Take the lines from the top down to and including the one with "return 1 - y / H" and repeat them exactly. Omit images.

--- --- ---

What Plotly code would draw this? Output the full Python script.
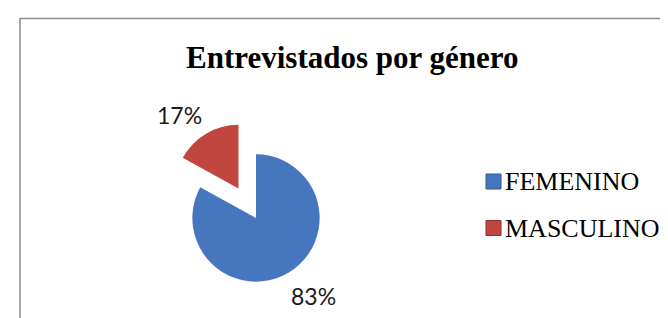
import plotly.graph_objects as go

labels = ["FEMENINO", "MASCULINO"]
values = [83, 17]
colors = ["#4677be", "#c0463f"]
pulls = [0.0, 0.54]
title_text = "Entrevistados por género"

W, H = 668, 318

def px_x(x):
    return x / W

def px_y(y):
    return 1 - y / H

fig = go.Figure()
fig.add_trace(go.Pie(
    labels=labels,
    values=values,
    sort=False,
    direction="clockwise",
    rotation=0,
    pull=pulls,
    marker=dict(colors=colors, line=dict(width=0)),
    textinfo="none",
    hoverinfo="label+percent",
    showlegend=False,
    domain=dict(x=[px_x(150.0), px_x(346.0)], y=[px_y(308.0), px_y(112.0)]),
))

total = sum(values)
pct = [f"{round(v * 100 / total)}%" for v in values]
label_pos = [(305, 288), (171, 107)]

annotations = []
for t, (x, y) in zip(pct, label_pos):
    annotations.append(dict(
        x=px_x(x), y=px_y(y), xref="paper", yref="paper",
        text=t, showarrow=False, xanchor="center", yanchor="middle",
        font=dict(family="Lato", size=23, color="#1a1a1a"),
    ))

# title
annotations.append(dict(
    x=px_x(344), y=px_y(50), xref="paper", yref="paper",
    text=f"<b>{title_text}</b>", showarrow=False, xanchor="center", yanchor="middle",
    font=dict(family="Liberation Serif", size=31, color="#000000"),
))

shapes = [dict(
    type="rect", xref="paper", yref="paper",
    x0=px_x(12), x1=1.05, y0=-0.05, y1=px_y(10.5),
    line=dict(color="#8c8c8c", width=1.5), fillcolor="rgba(0,0,0,0)", layer="below",
)]

legend_y = [173.5, 220]
line_cols = ["#2f5a94", "#8f2d29"]
for lab, col, lc, y in zip(labels, colors, line_cols, legend_y):
    shapes.append(dict(
        type="rect", xref="paper", yref="paper",
        x0=px_x(478), x1=px_x(493), y0=px_y(y + 7.5), y1=px_y(y - 7.5),
        fillcolor=col, line=dict(color=lc, width=1),
    ))
    annotations.append(dict(
        x=px_x(495), y=px_y(y), xref="paper", yref="paper",
        text=lab, showarrow=False, xanchor="left", yanchor="middle",
        font=dict(family="Liberation Serif", size=26, color="#000000"),
    ))

fig.update_layout(
    width=W, height=H,
    margin=dict(l=0, r=0, t=0, b=0),
    paper_bgcolor="#ffffff",
    plot_bgcolor="#ffffff",
    annotations=annotations,
    shapes=shapes,
)

fig.write_html("out.html")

--- --- ---

### Response
What Plotly code would draw this? Output the full Python script.
import plotly.graph_objects as go

labels = ["FEMENINO", "MASCULINO"]
values = [83, 17]
colors = ["#4677be", "#c0463f"]
pulls = [0.0, 0.54]
title_text = "Entrevistados por género"

W, H = 668, 318

def px_x(x):
    return x / W

def px_y(y):
    return 1 - y / H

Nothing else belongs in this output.